Seriously, such a dated subject, that too without a satisfactory culmination, if (re)made, should have been delivered in a crisp narration of less than two hours with dollops of freshness and possibly humor. The dreary narration of the first half turns so drearier later that one feels that three hours of running time must surely have elapsed instead of the 2.16 hours shown on the censor certificate. And the twist comes so fast – in seconds, a la the over-hyped Marathi film “Sairaat” and its Hindi remake – that it looks as if the writers and director suddenly decided to finish this bore-a-thon.

But what makes THIS film worse is that the previous film at least had the intention of highlighting the issue of honor killing. Here, we find the motivations of every character as confused as the mentalities of the protagonists!

The music is restricted to some passable songs that, however, do not remain in memory two minutes after they are over – this seems to be Bhansali’s only concession to ‘today’ Hindi cinema! It also carries a hangover of Bhansali’s scores in “Guzaarish,” “Goliyon Ki RasLila – Ram-Lila” and “Bajirao Mastani.” The singing is soulless as well. The background music (Sanchit and Ankit Balsara) must be alright because I kind of did not notice it at all in the dullness of the whole thing!

Hadawale directs like everyone who is trying out a mainstream film with their “own arty stamp” and, sorry to say, nothing touched me. The post-climax sequence, brief though it is, looks so stretched and fake. Also notice how when the couple finally makes out in a friend’s house, the girl’s clothes, hair and even her “teeka” are totally immaculate!

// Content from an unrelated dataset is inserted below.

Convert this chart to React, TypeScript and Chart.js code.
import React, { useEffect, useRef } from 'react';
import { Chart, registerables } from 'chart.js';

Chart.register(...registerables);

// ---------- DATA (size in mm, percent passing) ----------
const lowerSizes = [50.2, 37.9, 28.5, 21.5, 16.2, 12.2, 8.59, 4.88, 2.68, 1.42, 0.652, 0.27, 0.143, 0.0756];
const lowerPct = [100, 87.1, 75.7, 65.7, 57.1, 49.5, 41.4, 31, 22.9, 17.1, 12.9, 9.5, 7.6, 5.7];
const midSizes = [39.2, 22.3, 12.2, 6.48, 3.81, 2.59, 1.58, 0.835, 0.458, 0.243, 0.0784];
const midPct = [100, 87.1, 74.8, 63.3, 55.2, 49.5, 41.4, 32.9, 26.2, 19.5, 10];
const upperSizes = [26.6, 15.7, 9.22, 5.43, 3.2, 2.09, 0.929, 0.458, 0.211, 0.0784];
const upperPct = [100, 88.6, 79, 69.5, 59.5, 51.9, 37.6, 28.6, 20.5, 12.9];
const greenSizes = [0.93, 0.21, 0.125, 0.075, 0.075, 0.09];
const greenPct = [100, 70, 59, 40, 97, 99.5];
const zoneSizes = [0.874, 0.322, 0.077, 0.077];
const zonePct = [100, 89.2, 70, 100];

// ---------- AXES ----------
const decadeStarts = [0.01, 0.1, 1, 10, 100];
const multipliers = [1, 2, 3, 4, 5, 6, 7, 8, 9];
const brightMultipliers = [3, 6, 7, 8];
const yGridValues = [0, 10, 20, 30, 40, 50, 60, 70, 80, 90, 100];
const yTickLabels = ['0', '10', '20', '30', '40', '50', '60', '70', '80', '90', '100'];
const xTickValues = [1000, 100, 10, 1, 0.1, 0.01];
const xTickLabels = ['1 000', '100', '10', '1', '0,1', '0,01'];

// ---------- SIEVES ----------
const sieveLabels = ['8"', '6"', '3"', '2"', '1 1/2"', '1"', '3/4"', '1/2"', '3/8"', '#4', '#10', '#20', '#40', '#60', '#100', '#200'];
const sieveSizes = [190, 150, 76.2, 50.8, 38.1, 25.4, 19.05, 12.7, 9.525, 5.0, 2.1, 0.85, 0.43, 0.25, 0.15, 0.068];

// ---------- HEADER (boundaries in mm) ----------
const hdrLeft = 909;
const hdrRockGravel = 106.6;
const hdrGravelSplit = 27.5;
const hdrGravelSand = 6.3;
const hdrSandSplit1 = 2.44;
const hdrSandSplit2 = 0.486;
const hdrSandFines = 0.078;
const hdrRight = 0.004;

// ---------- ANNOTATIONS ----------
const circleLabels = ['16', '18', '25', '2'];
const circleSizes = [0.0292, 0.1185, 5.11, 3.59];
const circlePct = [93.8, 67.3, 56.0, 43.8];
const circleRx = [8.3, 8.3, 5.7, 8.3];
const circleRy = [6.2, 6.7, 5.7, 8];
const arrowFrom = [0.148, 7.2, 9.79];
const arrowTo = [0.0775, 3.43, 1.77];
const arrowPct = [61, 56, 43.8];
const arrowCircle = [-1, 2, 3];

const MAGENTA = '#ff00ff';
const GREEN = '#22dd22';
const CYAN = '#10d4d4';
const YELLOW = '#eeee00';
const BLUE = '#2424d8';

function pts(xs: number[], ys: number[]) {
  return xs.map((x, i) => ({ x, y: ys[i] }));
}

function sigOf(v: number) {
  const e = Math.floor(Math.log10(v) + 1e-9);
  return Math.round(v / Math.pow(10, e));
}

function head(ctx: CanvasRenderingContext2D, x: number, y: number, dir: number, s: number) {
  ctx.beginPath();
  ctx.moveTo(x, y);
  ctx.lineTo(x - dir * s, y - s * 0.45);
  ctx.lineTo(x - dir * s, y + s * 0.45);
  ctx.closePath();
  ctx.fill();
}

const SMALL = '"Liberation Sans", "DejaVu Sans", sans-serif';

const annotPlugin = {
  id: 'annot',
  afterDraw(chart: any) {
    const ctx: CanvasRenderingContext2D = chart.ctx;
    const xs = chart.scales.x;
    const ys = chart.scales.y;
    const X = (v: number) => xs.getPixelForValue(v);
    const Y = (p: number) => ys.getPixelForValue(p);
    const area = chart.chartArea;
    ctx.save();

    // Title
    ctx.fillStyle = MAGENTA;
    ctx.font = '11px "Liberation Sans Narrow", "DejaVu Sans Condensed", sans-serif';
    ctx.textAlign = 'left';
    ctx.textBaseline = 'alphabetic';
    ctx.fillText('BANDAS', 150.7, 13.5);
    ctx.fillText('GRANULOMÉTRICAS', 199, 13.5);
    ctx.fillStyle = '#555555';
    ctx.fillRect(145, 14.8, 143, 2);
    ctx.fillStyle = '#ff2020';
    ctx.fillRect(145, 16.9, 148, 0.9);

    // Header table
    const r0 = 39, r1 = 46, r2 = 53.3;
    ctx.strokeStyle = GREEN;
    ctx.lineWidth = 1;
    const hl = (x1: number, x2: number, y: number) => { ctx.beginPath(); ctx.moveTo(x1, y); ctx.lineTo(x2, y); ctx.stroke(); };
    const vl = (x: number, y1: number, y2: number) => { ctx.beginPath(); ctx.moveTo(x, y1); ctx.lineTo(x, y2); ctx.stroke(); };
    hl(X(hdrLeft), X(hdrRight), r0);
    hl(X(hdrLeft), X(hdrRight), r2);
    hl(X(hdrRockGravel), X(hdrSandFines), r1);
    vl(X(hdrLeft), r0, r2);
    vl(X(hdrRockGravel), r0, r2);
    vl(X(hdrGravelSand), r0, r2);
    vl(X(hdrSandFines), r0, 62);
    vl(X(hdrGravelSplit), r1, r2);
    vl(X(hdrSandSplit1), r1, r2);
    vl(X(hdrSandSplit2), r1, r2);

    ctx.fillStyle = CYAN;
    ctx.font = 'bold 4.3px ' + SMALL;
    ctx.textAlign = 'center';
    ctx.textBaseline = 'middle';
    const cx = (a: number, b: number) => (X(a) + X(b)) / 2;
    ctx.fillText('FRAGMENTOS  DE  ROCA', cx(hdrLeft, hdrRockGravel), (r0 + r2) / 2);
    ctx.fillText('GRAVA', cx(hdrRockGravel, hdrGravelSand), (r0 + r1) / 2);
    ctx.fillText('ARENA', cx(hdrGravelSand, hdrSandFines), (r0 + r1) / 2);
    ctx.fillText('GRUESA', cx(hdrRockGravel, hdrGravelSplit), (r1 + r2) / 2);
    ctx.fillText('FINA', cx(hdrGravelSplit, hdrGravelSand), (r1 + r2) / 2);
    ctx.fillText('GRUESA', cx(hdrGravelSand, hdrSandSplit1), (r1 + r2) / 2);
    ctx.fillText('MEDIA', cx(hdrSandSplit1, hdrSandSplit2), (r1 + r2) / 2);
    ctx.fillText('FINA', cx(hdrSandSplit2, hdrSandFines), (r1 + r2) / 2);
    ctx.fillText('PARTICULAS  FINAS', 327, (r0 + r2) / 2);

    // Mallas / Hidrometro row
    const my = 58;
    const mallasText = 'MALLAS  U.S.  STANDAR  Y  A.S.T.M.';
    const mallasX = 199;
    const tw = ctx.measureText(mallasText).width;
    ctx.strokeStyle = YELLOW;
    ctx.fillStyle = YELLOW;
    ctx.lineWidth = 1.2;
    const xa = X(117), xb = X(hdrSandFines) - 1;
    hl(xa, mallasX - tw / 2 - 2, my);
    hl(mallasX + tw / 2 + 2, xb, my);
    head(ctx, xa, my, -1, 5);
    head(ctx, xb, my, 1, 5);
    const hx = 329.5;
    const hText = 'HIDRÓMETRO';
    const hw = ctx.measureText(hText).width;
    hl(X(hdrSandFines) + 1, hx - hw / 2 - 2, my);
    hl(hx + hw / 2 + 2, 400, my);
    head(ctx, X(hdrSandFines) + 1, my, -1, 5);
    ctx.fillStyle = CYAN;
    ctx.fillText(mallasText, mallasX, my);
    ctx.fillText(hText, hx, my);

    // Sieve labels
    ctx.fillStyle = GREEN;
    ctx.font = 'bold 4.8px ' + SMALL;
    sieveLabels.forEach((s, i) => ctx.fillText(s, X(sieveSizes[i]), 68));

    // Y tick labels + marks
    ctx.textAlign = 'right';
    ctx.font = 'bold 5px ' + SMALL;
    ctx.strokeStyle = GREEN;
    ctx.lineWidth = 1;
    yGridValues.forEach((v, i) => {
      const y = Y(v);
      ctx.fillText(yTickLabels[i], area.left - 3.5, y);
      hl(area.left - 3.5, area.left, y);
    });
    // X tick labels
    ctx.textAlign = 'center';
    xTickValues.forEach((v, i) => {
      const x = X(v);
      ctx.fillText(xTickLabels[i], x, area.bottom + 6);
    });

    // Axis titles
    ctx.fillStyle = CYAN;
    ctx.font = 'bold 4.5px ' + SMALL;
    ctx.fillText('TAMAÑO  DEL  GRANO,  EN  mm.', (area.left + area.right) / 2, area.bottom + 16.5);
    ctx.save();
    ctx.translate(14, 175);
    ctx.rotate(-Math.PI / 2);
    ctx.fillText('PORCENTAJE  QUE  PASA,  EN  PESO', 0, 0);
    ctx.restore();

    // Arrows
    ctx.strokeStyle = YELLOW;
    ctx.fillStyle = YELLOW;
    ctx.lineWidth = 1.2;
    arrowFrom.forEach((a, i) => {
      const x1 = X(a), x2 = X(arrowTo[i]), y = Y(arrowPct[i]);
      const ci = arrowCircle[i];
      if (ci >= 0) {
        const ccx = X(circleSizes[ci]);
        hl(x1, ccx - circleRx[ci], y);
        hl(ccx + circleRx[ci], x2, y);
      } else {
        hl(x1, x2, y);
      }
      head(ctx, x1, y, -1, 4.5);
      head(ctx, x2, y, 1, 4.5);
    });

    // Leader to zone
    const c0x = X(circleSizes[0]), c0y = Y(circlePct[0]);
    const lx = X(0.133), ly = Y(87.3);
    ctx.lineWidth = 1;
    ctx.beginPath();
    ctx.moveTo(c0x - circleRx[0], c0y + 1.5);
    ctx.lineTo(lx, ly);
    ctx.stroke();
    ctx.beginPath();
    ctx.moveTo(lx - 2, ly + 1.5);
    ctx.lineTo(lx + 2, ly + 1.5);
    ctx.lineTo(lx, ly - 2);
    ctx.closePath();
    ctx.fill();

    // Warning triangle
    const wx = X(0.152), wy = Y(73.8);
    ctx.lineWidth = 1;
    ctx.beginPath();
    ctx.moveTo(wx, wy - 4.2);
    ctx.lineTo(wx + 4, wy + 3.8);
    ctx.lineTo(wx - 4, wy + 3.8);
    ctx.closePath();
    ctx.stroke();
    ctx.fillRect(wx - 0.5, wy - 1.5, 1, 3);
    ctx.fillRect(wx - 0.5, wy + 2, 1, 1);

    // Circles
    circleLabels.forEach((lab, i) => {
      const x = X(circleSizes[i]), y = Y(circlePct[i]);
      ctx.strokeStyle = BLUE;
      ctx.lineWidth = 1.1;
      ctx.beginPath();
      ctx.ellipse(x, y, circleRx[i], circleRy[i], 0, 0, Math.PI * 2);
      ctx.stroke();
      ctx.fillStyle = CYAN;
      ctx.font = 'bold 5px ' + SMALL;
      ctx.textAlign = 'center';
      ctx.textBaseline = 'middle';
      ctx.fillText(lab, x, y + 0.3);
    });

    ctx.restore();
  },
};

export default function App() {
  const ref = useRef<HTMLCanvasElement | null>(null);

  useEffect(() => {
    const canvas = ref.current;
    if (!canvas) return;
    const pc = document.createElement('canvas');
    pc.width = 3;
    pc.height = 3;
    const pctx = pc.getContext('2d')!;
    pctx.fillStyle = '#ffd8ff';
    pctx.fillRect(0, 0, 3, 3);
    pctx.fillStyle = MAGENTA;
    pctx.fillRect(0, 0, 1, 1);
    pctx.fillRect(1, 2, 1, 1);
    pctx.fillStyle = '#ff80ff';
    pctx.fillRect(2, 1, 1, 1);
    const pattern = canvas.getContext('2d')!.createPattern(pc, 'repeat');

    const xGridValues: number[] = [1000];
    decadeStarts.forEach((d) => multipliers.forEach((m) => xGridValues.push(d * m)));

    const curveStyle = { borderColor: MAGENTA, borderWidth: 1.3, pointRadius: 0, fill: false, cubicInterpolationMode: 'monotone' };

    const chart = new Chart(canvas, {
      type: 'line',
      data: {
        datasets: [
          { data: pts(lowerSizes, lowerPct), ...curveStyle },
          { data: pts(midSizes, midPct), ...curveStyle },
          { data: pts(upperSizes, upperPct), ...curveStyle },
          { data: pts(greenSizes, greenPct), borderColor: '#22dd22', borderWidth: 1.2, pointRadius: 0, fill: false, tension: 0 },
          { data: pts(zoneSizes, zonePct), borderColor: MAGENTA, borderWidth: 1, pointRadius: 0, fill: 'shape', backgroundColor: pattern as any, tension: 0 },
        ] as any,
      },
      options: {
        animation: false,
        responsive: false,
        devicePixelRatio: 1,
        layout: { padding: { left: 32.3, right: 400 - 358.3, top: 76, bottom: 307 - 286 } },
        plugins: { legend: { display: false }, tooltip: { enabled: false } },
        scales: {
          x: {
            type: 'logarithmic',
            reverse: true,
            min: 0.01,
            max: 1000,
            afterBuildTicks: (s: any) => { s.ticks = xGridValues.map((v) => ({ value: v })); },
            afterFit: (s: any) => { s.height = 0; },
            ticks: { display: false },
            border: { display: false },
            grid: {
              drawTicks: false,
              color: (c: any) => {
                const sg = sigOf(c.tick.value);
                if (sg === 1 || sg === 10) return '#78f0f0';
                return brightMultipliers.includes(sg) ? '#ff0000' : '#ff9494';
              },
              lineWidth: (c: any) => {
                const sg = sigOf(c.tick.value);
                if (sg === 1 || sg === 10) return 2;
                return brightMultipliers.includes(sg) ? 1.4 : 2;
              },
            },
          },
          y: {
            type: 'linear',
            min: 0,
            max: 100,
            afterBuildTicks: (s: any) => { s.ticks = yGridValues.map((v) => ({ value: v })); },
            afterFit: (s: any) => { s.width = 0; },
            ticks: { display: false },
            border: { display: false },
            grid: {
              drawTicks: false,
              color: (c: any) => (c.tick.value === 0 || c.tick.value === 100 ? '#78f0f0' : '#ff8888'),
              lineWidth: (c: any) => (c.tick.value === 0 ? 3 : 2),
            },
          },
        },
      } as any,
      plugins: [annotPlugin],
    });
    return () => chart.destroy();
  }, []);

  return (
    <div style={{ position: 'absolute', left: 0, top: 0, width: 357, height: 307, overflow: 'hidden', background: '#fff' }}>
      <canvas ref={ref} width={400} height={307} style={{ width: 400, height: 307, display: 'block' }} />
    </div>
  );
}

Meezaan needs to be judged on better roles in better films with better directors. Here, his smile looks Madhavan-ish, his general demeanor a cover version of Ranveer Singh, and a couple of decent dances do not prove anything. His arsenal of some three stock expressions is grimly impoverished. Sharmin Segal’s expressions have one less than three (!), and at best, she can be termed strictly alright, and star charisma seems to be missing from both of them. From the supporting cast, the actors playing Shiva’s parents (Chinmayi Surve plays the mother) and close friend Nandu are effective. The rest do not matter.

Neither, truth be told, does the film. If I must watch a dull love story with newcomers, give me a “Notebook” any day. At least, the film was not negative, had its heart and brain in the right place, and the actors had risen above the plodding script.